Two years of torching the weekends away requires a pretty good spark. In this case, it was the Archdiocese of Philadelphia's threat in January 1986 to close Roman, the oldest Catholic high school in the country.

The same threat now hangs over six other archdiocesan high schools who might learn something from Roman's recent experience. Not only did Roman dodge its death sentence, but the school and its long-suffering sports teams are now thriving.

"When I heard this announcment, it was like deja vu," said Ed Graham, a teacher who became Roman's development director during the 1986 crisis.

"We had been losing students for a decade. We had parish schools taken

from us and were left with a very small pool to choose from. We needed help to survive."

These days, Graham coordinates both the recruitment of eighth-graders to Roman and the fund-raising needed to help them pay tuition.

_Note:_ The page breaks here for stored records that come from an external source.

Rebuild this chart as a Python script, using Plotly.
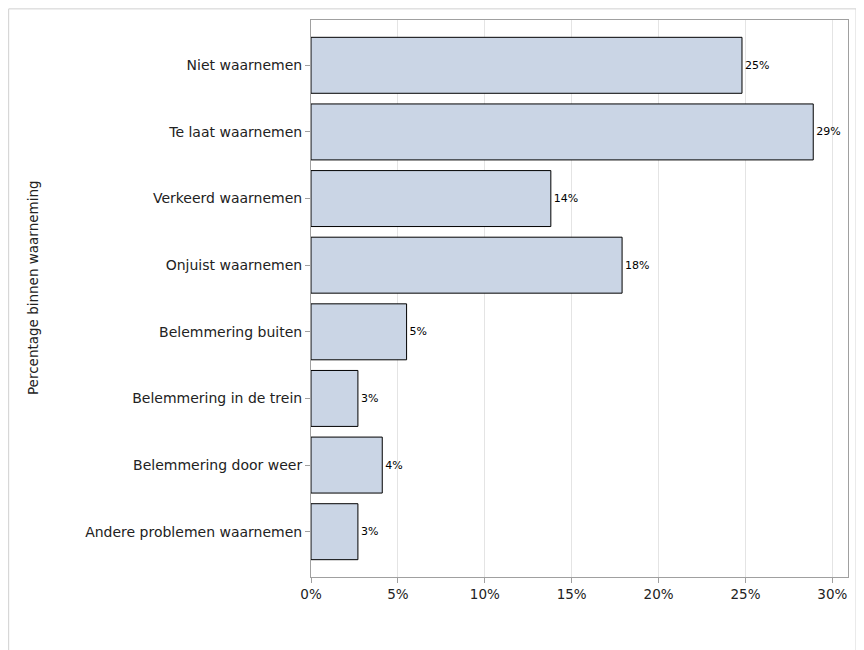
import plotly.graph_objects as go

categories = ["Niet waarnemen", "Te laat waarnemen", "Verkeerd waarnemen", "Onjuist waarnemen",
              "Belemmering buiten", "Belemmering in de trein", "Belemmering door weer",
              "Andere problemen waarnemen"]
values = [24.8, 28.9, 13.8, 17.9, 5.5, 2.7, 4.1, 2.7]
labels = ["25%", "29%", "14%", "18%", "5%", "3%", "4%", "3%"]

fig = go.Figure(go.Bar(
    y=categories, x=values, orientation="h", text=labels, textposition="outside",
    textfont=dict(size=11, color="black", family="DejaVu Sans"), cliponaxis=False,
    marker=dict(color="#CAD5E5", line=dict(color="black", width=1)), width=0.84))

fig.update_layout(
    width=864, height=650, paper_bgcolor="white", plot_bgcolor="white",
    margin=dict(l=303, r=24, t=12, b=81), showlegend=False,
    font=dict(family="DejaVu Sans", size=13.5, color="#222"),
    shapes=[dict(type="rect", xref="paper", yref="paper", x0=-0.563, x1=1.015, y0=-0.2, y1=1.02,
                 line=dict(color="#d0d0d0", width=1))],
    annotations=[dict(text="Percentage binnen waarneming", xref="paper", yref="paper",
                      x=-0.535, y=0.52, textangle=-90, showarrow=False, font=dict(size=13.5))])
fig.update_xaxes(range=[0, 30.9], tickvals=[0, 5, 10, 15, 20, 25, 30],
                 ticktext=["0%", "5%", "10%", "15%", "20%", "25%", "30%"],
                 showgrid=True, gridcolor="#e4e4e4", showline=True, linecolor="#a0a0a0",
                 mirror=True, ticks="outside", tickcolor="#a0a0a0", zeroline=False)
fig.update_yaxes(range=[7.68, -0.68], showline=True, linecolor="#a0a0a0", mirror=True,
                 ticks="outside", tickcolor="#a0a0a0", ticklen=5, tickfont=dict(size=14))
fig.write_html("out.html")
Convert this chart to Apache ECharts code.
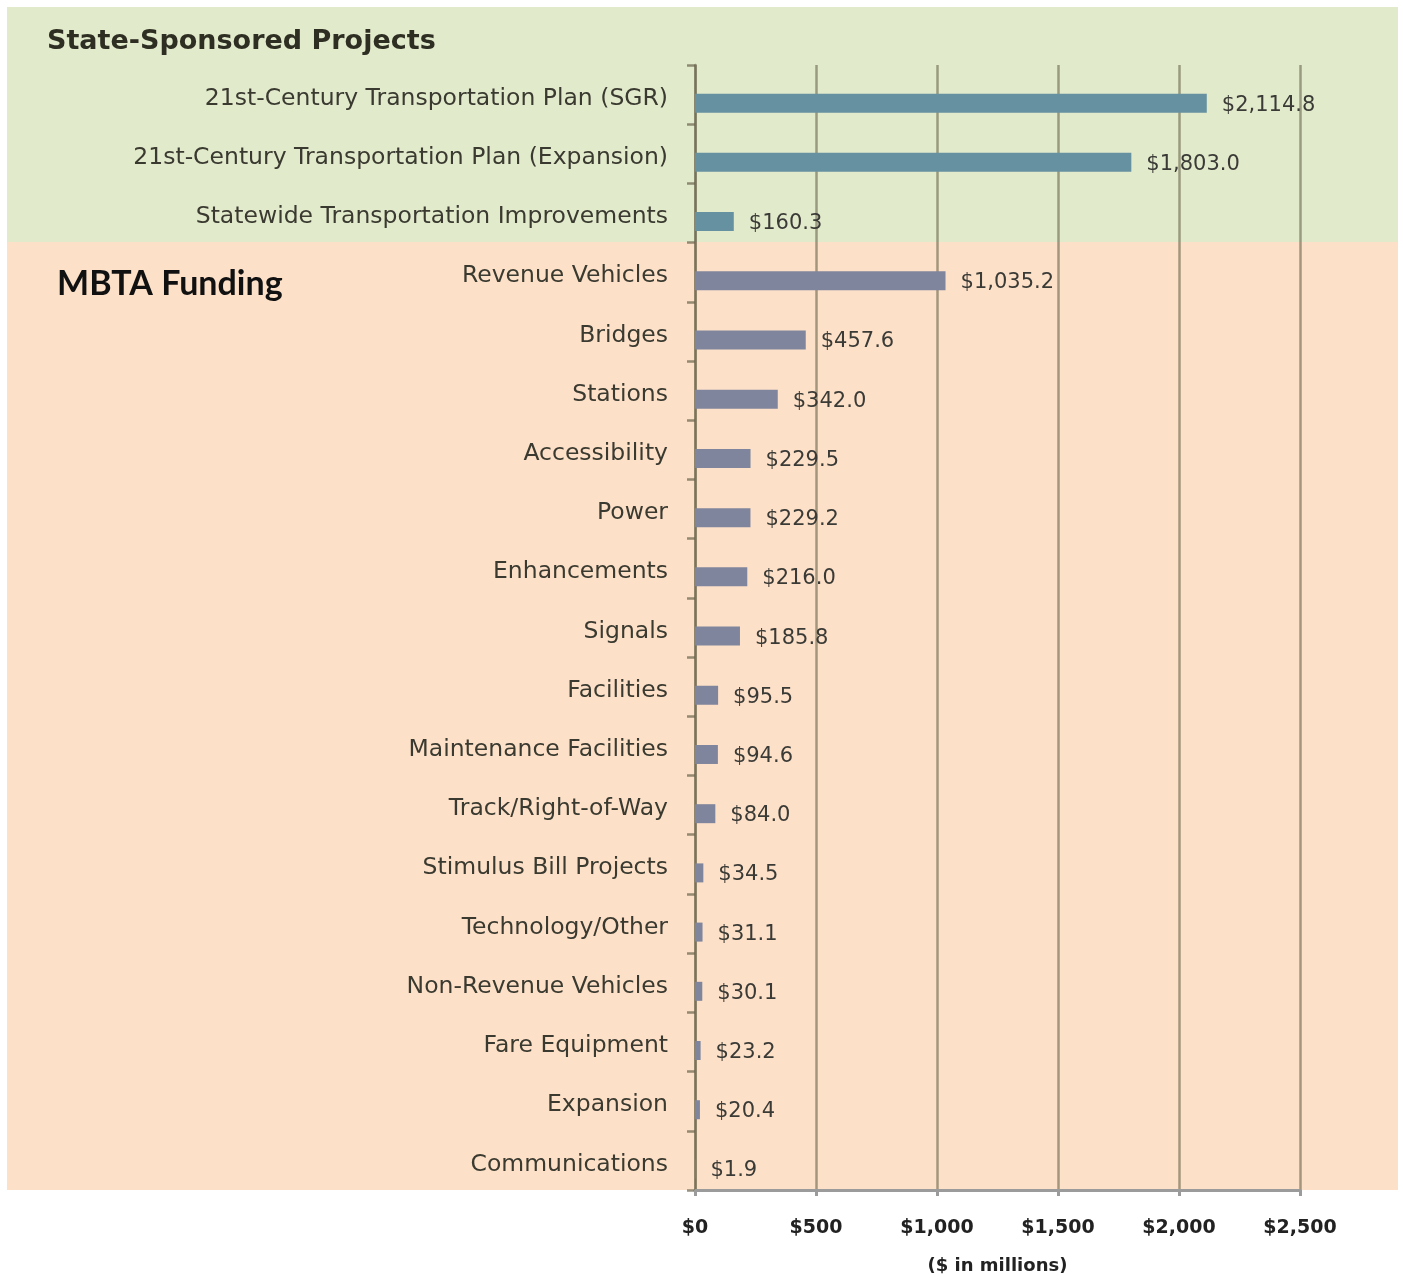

The school got a big hand when the archdiocese gave it permission to find students anyhwere in the Philadelphia area. Some people now argue that policy has hurt the newly threatened schools, who have been hemmed within strict geographical recruiting boundaries set by the archdiocese.

"I think it's a cop out to say other schools' enrollment problems are due to Roman's open enrollment," said Graham. "The diocese admits that its high schools attract only 62 percent of eighth graders from its Catholic schools. We've always looked at the other 40 percent as fair game, and we believe that unless we were here to help and to subsidize them, many of our students would be lost to Catholic education."